During the last year, the production of silver has declined while consumption has been flat. Typically silver is mined at a ratio of about 8 to 1 compared with gold, and therefore silver may be rarer than most people think. In theory, silver today should be worth 1/8th of gold. Keith is reasonably confident the gold-silver ratio will surpass thirty in this bull market.
Much of silver is coming from above-ground reserves, and he now feels that retail investors and not only industry demand will drive this market. The current retail investor silver squeeze movement has a significant effect on supplies, and more importantly, an entire generation of new people are now aware of silver.
Keith discusses how quickly First Majestics shares trade and why there is a significant short position.
The closest comparison with today’s equity markets is likely the 1999-2000 period. There is a lot of excess exuberance in these markets, and we may be reaching a severe correction.

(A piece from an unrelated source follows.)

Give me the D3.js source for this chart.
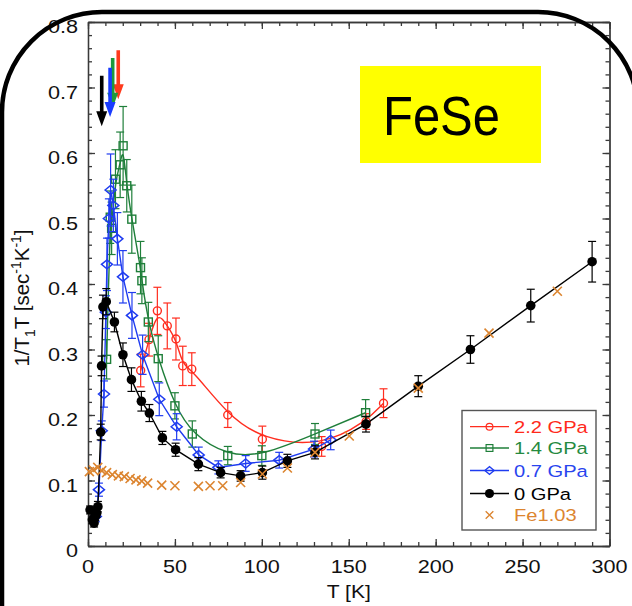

Often directors of companies don’t hold any stocks. When investing, you want to see management have significant investment in the companies they manage. It’s best to get into stocks when no one else wants them, and you know they are good companies.
Keith explains how mining is usually a slow industry that is reluctant to adopt new technology. He discusses the advantages that new technology brings in reducing costs and the significant increases they have obtained in metal recovery.
He discusses the problems with holding back supplies of the metal. These issues include storage issues, accounting problems, and an additional elements of risk.